Repeat, please, only the lines from the top of the data down to the line with "const rSquared = '0.9952'"; include both of those lines.

START Source excerpt

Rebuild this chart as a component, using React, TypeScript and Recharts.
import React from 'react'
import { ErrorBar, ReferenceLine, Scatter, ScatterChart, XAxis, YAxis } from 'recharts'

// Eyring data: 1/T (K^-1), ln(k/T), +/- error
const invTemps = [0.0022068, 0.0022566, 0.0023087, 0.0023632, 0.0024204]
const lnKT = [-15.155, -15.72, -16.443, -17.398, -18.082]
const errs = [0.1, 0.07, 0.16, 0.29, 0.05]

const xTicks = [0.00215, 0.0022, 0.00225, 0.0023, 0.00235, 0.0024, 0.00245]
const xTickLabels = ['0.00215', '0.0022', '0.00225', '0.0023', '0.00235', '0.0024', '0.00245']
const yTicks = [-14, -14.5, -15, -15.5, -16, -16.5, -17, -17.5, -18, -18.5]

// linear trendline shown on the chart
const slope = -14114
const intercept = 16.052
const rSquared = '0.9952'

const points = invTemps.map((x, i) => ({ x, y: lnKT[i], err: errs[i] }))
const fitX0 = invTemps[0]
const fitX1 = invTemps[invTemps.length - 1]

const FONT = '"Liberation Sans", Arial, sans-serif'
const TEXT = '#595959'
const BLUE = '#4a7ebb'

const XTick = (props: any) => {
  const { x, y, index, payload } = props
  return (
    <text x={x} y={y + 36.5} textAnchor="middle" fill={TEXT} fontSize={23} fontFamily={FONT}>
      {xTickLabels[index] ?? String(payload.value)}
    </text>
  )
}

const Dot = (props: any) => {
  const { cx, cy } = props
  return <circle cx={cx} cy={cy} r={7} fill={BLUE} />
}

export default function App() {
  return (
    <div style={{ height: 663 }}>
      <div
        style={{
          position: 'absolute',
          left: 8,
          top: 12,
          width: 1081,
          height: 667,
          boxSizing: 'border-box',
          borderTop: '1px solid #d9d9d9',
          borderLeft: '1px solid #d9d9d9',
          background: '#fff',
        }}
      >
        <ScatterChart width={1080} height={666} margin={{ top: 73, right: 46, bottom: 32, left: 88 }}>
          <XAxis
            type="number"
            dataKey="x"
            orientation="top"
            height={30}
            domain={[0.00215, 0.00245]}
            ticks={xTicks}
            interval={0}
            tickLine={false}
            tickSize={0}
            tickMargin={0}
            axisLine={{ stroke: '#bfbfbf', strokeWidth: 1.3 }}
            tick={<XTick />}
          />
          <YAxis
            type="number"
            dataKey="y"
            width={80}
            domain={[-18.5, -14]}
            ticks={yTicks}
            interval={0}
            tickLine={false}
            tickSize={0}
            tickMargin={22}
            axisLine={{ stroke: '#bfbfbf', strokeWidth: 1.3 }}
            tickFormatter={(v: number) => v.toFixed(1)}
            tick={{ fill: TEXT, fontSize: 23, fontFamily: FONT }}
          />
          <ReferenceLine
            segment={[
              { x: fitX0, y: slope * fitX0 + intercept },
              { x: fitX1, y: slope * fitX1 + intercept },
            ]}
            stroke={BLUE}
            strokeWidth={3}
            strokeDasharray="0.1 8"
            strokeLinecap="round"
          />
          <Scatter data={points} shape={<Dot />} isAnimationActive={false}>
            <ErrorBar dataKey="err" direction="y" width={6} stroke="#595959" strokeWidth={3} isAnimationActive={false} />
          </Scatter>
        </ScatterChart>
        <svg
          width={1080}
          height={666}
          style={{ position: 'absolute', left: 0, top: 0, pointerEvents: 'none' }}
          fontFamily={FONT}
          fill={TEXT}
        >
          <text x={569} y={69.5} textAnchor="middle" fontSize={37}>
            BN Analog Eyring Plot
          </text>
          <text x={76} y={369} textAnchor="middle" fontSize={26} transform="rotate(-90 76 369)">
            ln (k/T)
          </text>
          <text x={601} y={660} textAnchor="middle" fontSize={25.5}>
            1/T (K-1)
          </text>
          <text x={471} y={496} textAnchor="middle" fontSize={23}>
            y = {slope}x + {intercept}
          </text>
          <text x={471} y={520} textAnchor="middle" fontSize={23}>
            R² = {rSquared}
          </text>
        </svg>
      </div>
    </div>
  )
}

END Source excerpt

• [Result]:
Rebuild this chart as a component, using React, TypeScript and Recharts.
import React from 'react'
import { ErrorBar, ReferenceLine, Scatter, ScatterChart, XAxis, YAxis } from 'recharts'

// Eyring data: 1/T (K^-1), ln(k/T), +/- error
const invTemps = [0.0022068, 0.0022566, 0.0023087, 0.0023632, 0.0024204]
const lnKT = [-15.155, -15.72, -16.443, -17.398, -18.082]
const errs = [0.1, 0.07, 0.16, 0.29, 0.05]

const xTicks = [0.00215, 0.0022, 0.00225, 0.0023, 0.00235, 0.0024, 0.00245]
const xTickLabels = ['0.00215', '0.0022', '0.00225', '0.0023', '0.00235', '0.0024', '0.00245']
const yTicks = [-14, -14.5, -15, -15.5, -16, -16.5, -17, -17.5, -18, -18.5]

// linear trendline shown on the chart
const slope = -14114
const intercept = 16.052
const rSquared = '0.9952'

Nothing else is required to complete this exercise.